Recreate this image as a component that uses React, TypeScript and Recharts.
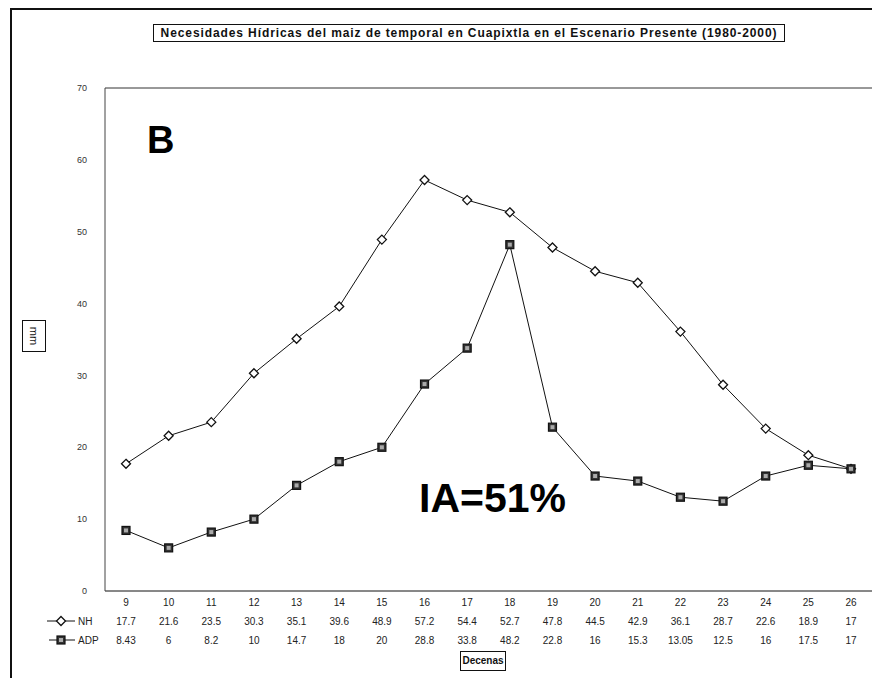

--- --- ---

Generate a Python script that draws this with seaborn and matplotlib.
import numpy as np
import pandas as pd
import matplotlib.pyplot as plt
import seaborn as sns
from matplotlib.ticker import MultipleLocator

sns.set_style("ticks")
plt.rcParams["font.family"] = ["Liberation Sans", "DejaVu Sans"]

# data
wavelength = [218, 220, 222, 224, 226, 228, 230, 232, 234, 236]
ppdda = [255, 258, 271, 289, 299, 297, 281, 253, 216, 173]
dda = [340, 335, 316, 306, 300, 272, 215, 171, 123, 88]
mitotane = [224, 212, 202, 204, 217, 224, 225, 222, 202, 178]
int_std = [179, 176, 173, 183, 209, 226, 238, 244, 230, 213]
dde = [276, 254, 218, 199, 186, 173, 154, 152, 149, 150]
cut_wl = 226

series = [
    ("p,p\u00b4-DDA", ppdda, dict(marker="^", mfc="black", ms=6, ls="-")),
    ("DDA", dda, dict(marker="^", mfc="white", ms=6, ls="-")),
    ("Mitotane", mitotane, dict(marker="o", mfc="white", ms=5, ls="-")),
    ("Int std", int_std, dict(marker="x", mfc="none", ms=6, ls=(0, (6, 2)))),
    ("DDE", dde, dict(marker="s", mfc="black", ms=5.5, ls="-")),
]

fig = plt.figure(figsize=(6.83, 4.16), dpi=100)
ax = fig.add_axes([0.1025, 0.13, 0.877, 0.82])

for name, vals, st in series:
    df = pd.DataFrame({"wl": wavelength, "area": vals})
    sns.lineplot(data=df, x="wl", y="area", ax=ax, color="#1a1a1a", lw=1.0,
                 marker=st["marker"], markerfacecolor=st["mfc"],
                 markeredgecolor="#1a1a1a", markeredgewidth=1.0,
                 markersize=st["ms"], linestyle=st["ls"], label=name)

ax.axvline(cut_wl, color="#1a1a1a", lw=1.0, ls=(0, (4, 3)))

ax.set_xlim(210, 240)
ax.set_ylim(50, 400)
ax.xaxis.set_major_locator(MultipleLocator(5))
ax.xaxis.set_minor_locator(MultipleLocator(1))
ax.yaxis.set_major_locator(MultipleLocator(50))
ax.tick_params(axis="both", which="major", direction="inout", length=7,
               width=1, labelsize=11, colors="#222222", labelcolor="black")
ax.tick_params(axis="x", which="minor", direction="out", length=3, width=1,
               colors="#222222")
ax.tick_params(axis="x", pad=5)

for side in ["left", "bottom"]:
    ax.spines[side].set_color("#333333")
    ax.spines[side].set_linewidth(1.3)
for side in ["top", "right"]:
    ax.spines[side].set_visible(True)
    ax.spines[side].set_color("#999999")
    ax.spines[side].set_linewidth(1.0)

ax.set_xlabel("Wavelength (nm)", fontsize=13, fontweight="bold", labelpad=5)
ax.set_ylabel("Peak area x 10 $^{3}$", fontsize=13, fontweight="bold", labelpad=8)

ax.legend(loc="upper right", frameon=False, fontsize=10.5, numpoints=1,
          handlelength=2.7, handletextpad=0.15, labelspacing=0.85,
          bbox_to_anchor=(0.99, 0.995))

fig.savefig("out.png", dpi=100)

--- --- ---

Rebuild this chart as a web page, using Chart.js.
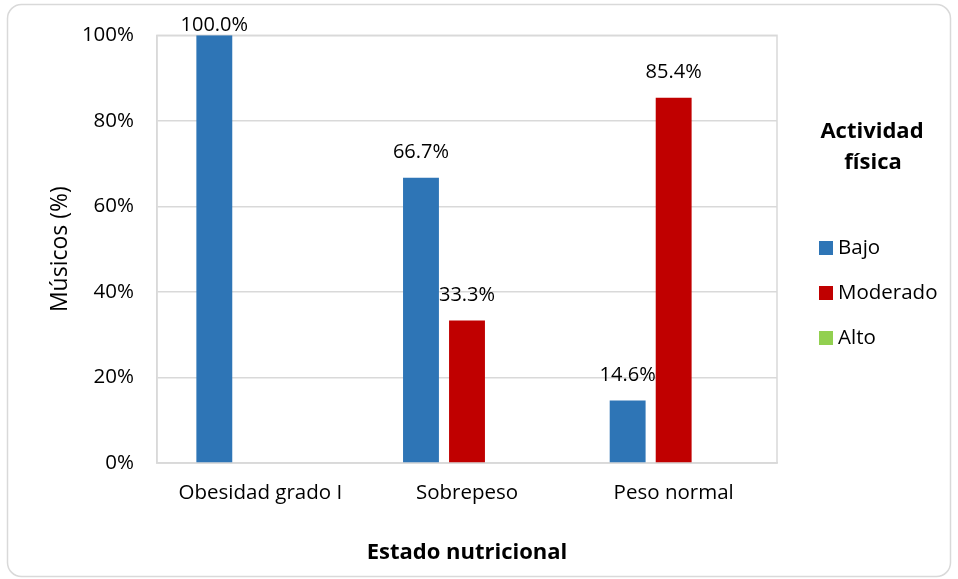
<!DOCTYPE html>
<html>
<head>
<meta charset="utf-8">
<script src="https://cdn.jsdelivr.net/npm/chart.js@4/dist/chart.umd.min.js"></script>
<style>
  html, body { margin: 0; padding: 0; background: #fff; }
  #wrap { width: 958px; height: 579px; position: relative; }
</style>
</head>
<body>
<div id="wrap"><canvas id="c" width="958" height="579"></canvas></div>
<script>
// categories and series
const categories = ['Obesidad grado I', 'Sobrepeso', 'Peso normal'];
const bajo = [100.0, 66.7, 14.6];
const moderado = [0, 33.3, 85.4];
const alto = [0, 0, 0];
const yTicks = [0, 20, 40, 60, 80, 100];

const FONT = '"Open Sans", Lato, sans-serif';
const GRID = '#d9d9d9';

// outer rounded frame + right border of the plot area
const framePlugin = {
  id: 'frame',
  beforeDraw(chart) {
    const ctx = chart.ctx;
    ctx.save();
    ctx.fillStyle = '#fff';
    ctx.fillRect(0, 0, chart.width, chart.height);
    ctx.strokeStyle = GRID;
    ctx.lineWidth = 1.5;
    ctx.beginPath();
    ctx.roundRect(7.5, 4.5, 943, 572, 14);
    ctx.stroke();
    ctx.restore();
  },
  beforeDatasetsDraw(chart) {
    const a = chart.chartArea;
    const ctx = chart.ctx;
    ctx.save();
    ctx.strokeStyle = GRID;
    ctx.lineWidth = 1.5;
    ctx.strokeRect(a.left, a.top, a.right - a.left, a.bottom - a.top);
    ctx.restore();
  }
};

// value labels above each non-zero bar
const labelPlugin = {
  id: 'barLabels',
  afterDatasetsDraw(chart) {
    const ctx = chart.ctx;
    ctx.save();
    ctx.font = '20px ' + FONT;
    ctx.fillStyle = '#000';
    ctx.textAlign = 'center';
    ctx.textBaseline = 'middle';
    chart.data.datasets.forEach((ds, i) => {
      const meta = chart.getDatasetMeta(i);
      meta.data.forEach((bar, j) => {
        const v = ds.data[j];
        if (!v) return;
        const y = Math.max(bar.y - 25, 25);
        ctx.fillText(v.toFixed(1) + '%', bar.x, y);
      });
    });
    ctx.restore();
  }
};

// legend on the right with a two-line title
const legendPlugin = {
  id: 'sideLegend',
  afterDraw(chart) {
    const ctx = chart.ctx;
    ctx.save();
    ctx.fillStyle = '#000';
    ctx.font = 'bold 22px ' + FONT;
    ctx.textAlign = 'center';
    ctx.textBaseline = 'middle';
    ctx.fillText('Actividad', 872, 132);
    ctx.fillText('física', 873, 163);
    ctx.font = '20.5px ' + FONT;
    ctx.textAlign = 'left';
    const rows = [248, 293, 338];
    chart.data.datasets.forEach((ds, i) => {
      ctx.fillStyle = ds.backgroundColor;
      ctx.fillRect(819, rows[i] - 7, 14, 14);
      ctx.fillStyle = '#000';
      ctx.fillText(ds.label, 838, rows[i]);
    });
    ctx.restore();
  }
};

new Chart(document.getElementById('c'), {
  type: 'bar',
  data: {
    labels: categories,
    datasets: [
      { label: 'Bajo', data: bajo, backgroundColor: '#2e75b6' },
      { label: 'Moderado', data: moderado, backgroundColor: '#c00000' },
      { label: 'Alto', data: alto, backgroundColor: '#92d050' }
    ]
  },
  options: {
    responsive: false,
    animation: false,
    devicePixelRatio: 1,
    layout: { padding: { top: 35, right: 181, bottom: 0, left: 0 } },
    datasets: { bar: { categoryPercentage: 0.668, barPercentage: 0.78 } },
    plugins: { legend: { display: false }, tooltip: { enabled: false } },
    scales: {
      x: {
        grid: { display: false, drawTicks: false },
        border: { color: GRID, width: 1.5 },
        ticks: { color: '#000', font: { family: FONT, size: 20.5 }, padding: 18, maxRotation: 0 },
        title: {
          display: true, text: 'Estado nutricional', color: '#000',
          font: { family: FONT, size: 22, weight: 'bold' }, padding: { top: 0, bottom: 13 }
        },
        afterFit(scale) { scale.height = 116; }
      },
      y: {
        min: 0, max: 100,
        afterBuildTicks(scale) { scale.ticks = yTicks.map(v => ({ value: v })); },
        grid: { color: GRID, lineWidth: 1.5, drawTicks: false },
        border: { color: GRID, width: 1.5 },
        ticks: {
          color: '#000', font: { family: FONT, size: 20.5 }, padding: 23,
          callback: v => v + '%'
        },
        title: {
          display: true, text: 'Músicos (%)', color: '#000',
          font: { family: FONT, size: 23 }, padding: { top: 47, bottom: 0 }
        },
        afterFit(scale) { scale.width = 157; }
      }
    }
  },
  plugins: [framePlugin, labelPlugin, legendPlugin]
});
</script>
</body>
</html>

--- --- ---

* [INSTRUCTION]: Quote exactly the lines running from the line with "Generate a Python" through the line with "cut_wl = 226", both ends included, and nothing more.

* [OUTPUT FOR THIS EXERCISE]:
Generate a Python script that draws this with seaborn and matplotlib.
import numpy as np
import pandas as pd
import matplotlib.pyplot as plt
import seaborn as sns
from matplotlib.ticker import MultipleLocator

sns.set_style("ticks")
plt.rcParams["font.family"] = ["Liberation Sans", "DejaVu Sans"]

# data
wavelength = [218, 220, 222, 224, 226, 228, 230, 232, 234, 236]
ppdda = [255, 258, 271, 289, 299, 297, 281, 253, 216, 173]
dda = [340, 335, 316, 306, 300, 272, 215, 171, 123, 88]
mitotane = [224, 212, 202, 204, 217, 224, 225, 222, 202, 178]
int_std = [179, 176, 173, 183, 209, 226, 238, 244, 230, 213]
dde = [276, 254, 218, 199, 186, 173, 154, 152, 149, 150]
cut_wl = 226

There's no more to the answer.